__THE REQUEST__.
Write out exactly the lines below that run from the one containing "What Apache ECharts" through the one containing "return xs.map((x,i)=>[x, ys[i]]);", both included, with no other lines.

** START OF DATASET ENTRIES **

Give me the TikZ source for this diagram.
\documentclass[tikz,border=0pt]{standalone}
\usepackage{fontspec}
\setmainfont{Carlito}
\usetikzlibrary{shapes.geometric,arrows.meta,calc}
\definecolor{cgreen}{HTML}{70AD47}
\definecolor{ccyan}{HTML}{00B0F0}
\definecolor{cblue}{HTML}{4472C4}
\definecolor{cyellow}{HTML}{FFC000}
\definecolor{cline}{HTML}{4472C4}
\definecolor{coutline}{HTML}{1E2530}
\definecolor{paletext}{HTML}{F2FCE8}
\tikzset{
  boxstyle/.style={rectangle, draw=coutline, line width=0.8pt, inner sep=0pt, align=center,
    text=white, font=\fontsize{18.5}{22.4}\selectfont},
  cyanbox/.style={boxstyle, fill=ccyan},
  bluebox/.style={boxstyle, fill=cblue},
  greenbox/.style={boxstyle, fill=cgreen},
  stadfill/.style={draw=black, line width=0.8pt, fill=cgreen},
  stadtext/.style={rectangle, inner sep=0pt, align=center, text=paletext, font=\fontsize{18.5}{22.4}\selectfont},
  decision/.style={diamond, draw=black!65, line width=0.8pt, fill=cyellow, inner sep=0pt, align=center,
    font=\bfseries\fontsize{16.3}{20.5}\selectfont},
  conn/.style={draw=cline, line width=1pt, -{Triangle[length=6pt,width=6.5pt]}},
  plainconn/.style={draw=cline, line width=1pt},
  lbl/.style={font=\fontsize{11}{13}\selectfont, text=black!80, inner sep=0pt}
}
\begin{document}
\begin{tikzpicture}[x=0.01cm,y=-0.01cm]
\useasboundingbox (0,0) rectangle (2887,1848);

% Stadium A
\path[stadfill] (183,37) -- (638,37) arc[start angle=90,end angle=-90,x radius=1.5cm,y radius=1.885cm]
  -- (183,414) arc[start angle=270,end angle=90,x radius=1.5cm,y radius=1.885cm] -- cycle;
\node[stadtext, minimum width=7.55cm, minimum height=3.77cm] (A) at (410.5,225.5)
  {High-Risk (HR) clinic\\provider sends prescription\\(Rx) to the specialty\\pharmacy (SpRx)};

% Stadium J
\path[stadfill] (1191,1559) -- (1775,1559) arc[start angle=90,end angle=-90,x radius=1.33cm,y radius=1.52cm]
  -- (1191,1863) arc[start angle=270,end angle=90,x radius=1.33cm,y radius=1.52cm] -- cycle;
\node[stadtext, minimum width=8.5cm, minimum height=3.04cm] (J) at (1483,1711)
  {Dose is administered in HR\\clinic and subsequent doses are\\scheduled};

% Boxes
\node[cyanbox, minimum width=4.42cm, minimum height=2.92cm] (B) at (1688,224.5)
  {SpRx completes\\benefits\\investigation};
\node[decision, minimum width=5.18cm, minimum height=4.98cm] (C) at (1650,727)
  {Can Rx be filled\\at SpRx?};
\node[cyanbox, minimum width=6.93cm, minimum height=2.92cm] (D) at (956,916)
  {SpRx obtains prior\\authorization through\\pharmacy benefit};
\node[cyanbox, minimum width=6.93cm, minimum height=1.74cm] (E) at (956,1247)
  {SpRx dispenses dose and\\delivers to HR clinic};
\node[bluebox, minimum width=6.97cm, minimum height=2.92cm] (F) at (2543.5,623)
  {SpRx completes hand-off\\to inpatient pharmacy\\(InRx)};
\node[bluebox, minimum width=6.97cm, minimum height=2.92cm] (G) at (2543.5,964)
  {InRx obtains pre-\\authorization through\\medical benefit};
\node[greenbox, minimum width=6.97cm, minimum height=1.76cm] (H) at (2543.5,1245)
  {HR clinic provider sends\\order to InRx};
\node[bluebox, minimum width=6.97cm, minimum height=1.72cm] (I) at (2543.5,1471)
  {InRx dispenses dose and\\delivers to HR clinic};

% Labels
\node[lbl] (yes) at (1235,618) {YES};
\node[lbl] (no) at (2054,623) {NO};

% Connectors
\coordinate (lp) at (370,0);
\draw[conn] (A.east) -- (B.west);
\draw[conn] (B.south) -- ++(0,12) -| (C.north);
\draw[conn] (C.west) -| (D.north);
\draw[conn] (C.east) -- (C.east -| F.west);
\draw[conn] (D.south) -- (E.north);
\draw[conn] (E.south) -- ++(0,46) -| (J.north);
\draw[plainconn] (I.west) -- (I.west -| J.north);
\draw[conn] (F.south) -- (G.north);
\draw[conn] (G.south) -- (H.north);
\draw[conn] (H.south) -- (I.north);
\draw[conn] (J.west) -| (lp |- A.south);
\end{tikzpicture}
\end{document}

** END OF DATASET ENTRIES **
** START OF DATASET ENTRIES **

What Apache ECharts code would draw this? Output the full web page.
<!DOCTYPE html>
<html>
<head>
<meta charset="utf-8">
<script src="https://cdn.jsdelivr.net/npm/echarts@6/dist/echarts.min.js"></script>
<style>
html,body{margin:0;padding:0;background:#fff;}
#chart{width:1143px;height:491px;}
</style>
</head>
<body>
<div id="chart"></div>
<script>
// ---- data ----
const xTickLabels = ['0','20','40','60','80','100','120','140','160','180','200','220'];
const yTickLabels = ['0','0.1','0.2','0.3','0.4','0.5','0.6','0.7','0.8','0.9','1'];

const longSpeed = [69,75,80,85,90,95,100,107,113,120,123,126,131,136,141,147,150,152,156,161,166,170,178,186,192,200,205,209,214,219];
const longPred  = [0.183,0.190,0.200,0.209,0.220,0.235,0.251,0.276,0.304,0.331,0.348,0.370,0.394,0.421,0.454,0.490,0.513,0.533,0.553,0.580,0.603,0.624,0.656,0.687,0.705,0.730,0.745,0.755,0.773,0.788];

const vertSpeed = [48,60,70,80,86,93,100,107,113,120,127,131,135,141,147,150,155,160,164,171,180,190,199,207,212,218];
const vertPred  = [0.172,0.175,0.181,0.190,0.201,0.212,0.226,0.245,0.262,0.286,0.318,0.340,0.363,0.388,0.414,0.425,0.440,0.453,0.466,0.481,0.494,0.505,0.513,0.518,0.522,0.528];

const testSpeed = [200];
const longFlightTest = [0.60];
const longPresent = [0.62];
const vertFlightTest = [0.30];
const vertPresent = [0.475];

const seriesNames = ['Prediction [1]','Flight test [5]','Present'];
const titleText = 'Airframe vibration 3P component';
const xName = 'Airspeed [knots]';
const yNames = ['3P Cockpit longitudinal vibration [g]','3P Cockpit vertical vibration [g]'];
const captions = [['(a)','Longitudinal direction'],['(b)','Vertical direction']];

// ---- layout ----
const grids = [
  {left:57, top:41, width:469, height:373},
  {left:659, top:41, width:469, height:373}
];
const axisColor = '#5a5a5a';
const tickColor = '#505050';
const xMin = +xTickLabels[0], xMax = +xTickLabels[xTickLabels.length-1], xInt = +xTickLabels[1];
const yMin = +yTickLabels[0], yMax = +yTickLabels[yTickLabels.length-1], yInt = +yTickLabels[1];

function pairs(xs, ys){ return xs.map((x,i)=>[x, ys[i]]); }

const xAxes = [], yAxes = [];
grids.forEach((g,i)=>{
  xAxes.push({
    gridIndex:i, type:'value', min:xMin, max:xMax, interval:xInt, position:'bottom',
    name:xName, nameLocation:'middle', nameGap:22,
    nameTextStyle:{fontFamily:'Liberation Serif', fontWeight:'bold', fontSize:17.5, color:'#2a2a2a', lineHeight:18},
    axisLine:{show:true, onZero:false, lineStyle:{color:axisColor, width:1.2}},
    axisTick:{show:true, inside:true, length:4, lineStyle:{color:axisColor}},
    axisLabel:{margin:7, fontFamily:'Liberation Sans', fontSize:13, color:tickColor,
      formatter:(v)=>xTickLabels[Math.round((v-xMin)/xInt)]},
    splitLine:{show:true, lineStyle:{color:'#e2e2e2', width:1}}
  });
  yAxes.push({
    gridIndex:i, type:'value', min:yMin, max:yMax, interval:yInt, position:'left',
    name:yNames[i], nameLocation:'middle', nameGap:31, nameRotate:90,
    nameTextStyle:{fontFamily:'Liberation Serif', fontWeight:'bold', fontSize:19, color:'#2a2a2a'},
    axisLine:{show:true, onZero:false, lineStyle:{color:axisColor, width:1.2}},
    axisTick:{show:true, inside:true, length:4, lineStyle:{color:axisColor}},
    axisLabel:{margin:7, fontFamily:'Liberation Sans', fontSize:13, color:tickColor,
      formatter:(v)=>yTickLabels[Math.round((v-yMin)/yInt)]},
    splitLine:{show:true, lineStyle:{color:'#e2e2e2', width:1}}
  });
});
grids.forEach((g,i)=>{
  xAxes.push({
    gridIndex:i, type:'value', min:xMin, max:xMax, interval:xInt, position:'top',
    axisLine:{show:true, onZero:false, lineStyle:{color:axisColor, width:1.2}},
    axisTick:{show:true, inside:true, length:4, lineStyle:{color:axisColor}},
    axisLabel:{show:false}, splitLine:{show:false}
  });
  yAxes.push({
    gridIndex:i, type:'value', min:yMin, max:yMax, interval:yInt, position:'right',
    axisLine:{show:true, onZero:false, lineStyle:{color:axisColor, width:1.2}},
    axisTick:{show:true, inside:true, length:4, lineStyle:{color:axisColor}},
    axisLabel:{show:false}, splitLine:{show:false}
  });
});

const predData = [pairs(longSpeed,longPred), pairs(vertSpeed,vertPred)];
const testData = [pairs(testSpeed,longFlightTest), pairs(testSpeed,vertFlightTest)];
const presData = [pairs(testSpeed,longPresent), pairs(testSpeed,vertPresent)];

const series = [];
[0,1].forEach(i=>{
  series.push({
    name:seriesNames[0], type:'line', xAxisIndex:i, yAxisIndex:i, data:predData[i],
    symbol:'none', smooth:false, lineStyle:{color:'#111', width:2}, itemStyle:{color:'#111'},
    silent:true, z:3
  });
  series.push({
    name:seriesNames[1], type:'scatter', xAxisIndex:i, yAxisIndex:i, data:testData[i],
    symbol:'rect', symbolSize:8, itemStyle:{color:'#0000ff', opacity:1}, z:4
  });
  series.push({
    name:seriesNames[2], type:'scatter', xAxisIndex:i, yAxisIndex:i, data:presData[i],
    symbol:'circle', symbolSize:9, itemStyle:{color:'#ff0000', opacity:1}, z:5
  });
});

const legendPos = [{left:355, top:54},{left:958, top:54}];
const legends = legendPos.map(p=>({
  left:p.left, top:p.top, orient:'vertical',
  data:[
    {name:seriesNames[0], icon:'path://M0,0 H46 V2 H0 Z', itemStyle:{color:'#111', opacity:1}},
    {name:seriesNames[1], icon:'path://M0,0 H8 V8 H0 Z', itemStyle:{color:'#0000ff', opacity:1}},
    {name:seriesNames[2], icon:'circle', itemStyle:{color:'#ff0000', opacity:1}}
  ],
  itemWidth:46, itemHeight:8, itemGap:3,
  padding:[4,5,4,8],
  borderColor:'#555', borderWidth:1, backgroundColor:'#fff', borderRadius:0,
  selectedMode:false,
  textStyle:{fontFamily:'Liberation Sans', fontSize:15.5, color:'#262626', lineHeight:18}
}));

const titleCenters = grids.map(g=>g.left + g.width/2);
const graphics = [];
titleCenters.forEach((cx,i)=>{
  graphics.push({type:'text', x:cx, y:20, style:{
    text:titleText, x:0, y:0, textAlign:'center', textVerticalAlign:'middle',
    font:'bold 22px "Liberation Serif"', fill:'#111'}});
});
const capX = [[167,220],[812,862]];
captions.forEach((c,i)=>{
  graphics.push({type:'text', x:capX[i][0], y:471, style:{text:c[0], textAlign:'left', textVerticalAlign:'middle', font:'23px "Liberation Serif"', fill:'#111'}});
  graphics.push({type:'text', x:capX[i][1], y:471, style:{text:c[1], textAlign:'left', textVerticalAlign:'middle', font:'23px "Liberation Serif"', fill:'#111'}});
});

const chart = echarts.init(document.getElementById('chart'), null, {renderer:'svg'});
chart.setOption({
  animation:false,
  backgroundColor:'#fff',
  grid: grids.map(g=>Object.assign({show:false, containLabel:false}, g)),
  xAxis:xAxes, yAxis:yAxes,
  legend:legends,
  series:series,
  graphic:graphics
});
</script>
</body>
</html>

** END OF DATASET ENTRIES **

__THE RESULT__.
What Apache ECharts code would draw this? Output the full web page.
<!DOCTYPE html>
<html>
<head>
<meta charset="utf-8">
<script src="https://cdn.jsdelivr.net/npm/echarts@6/dist/echarts.min.js"></script>
<style>
html,body{margin:0;padding:0;background:#fff;}
#chart{width:1143px;height:491px;}
</style>
</head>
<body>
<div id="chart"></div>
<script>
// ---- data ----
const xTickLabels = ['0','20','40','60','80','100','120','140','160','180','200','220'];
const yTickLabels = ['0','0.1','0.2','0.3','0.4','0.5','0.6','0.7','0.8','0.9','1'];

const longSpeed = [69,75,80,85,90,95,100,107,113,120,123,126,131,136,141,147,150,152,156,161,166,170,178,186,192,200,205,209,214,219];
const longPred  = [0.183,0.190,0.200,0.209,0.220,0.235,0.251,0.276,0.304,0.331,0.348,0.370,0.394,0.421,0.454,0.490,0.513,0.533,0.553,0.580,0.603,0.624,0.656,0.687,0.705,0.730,0.745,0.755,0.773,0.788];

const vertSpeed = [48,60,70,80,86,93,100,107,113,120,127,131,135,141,147,150,155,160,164,171,180,190,199,207,212,218];
const vertPred  = [0.172,0.175,0.181,0.190,0.201,0.212,0.226,0.245,0.262,0.286,0.318,0.340,0.363,0.388,0.414,0.425,0.440,0.453,0.466,0.481,0.494,0.505,0.513,0.518,0.522,0.528];

const testSpeed = [200];
const longFlightTest = [0.60];
const longPresent = [0.62];
const vertFlightTest = [0.30];
const vertPresent = [0.475];

const seriesNames = ['Prediction [1]','Flight test [5]','Present'];
const titleText = 'Airframe vibration 3P component';
const xName = 'Airspeed [knots]';
const yNames = ['3P Cockpit longitudinal vibration [g]','3P Cockpit vertical vibration [g]'];
const captions = [['(a)','Longitudinal direction'],['(b)','Vertical direction']];

// ---- layout ----
const grids = [
  {left:57, top:41, width:469, height:373},
  {left:659, top:41, width:469, height:373}
];
const axisColor = '#5a5a5a';
const tickColor = '#505050';
const xMin = +xTickLabels[0], xMax = +xTickLabels[xTickLabels.length-1], xInt = +xTickLabels[1];
const yMin = +yTickLabels[0], yMax = +yTickLabels[yTickLabels.length-1], yInt = +yTickLabels[1];

function pairs(xs, ys){ return xs.map((x,i)=>[x, ys[i]]); }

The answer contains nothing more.